On ne misait pas un kopek sur John Curran, petitement remarqué par We don’t live here anymore, fable chic et platounette sur l’adultère, et dont la carrière semblait suivre le cours blasé et faussement tranquille d’un Todd Field (Little children), voire d’un Sam Mendes. Et pourtant, Le Voile des illusions affiche une énergie doublée d’une modestie rassurante. Mini mélo en costume portant les stigmates d’une fiction M6, le film se révèle série B pleine de peps, allégeant l’esthétique carte postale pour une intrigue à rebrousse-poil. Parler dépoussiérage ou relecture du genre serait bien excessif, mais au fond, tant mieux, car Le Voile des illusions assume avec bonheur son statut de pige hollywoodienne, ce qui n’est pas si mal.

Le pitch : un couple de jeunes aristos de l’Angleterre victorienne s’envole vers la Chine coloniale. Lui (Norton) est un toubib coincé, aimant son épouse (Watts) par pure logique protocolaire. Laquelle partage moins cette ferveur de principe, passant surtout la bague au doigt pour fuir sa famille et partir à l’aventure, en Madame Bovary progressiste. Mais son infidélité révèle le potentiel cruauté du mari qui, par vengeance, l’emmène avec lui soigner une épidémie de choléra dans un village paumé, qui plus est hostile à l’occupant britannique.
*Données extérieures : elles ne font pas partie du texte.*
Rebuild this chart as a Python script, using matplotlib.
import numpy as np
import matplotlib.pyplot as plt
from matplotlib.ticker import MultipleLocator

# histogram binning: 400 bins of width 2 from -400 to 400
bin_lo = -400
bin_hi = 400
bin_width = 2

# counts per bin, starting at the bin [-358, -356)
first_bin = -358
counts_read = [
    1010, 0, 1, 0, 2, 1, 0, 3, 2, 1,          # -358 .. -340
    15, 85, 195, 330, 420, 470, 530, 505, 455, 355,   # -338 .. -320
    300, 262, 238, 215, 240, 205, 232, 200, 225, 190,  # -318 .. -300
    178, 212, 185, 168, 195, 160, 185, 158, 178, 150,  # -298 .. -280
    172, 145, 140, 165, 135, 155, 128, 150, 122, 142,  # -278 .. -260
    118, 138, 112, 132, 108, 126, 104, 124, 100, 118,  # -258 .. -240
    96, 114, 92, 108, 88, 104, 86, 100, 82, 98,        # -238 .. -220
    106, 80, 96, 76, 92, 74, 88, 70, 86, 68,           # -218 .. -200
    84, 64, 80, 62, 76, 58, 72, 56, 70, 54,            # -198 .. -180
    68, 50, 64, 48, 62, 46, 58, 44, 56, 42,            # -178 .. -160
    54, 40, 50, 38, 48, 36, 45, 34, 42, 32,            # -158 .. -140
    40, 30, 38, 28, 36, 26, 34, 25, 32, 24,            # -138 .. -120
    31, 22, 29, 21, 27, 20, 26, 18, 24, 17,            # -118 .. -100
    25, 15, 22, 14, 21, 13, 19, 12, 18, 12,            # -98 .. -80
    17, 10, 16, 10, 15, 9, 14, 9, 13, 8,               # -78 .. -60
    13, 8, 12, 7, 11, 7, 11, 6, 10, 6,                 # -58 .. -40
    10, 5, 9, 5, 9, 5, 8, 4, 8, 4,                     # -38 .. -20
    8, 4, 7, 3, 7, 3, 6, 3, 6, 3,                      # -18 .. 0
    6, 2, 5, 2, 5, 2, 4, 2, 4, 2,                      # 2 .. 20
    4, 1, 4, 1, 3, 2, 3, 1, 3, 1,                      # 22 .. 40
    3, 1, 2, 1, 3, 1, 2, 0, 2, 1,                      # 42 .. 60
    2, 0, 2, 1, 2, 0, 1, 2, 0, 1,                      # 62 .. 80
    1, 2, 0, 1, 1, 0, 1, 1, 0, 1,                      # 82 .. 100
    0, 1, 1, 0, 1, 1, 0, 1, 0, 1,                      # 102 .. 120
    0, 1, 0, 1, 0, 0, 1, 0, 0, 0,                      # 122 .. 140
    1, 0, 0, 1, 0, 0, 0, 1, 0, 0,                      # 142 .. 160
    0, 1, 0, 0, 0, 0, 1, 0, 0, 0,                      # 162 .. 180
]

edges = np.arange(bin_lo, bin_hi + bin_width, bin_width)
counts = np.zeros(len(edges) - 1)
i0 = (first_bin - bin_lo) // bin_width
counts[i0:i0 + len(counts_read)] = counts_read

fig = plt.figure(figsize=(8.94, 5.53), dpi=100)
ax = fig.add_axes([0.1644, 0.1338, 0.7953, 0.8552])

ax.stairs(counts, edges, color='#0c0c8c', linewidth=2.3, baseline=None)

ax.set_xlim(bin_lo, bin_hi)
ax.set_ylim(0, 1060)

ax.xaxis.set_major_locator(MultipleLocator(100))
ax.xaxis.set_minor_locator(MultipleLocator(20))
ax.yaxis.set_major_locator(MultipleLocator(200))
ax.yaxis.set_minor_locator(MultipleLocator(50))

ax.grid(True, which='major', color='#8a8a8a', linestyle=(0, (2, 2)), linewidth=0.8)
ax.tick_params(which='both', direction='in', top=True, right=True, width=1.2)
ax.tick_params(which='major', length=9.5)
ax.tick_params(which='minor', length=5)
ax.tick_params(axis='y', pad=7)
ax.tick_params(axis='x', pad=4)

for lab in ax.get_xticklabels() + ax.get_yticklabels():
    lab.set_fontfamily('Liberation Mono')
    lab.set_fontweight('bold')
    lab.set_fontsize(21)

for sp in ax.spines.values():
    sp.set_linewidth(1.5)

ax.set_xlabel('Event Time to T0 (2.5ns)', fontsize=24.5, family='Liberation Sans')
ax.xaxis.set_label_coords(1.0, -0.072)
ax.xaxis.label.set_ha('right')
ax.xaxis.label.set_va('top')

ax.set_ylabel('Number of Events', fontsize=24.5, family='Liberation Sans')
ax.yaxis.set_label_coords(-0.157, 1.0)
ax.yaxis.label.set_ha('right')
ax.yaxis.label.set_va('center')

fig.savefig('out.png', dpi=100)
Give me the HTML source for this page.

Très vite, tout de suite même, Curran se montre obsédé par le rythme. Comment trouver matière à booster la reconstitution sans la dénaturer : le défi est renouvelé à chaque séquence. D’où une construction dévouée au ludique, sorte de Fort Boyard du mélo où l’intrigue, morcelée en une suite de micro-épreuves, sautille de chausse-trappes en effets de manches. Défilement des décors (Londres, Shanghai, le village), virevolte des personnages (ils s’aimeront mais très très tard), renouvellement cyclique des enjeux (jusqu’au thriller exploitant la facette zinzin de Norton), ce qui est posé est sans cesse déconstruit ou réajusté. Le film tient cependant bien la route, diluant son hystérie dans une malice discrète, comme s’il n’avouait jamais ses velléités de raffinement : Curran prend son pied à emballer le récit sans s’emballer lui-même.

Sa mise en scène se complait dans un classicisme rectiligne, jamais dans la démultiplication ni dans l’emphase graphique. Un point de vue unique, celui du personnage de Watts, suffit à oxygéner le film et à en densifier l’action : ses peurs (le voisin pervers, des émeutes), ses passions diverses (amant, autochtones), ses remises en question, autant de médias et de poulies narratives huilant la mise en scène à l’infini. Un film d’actrice donc, mise au point superficielle mais élégante de ce qu’est Naomi Watts aujourd’hui : une Nicole Kidman sympa, belle et froide, trop fraîche, trop jeune encore pour l’envoûtement pur (même dans Mulholland drive, elle était plus guide que fantasme), mais idéale pour driver le tout-venant d’Hollywood.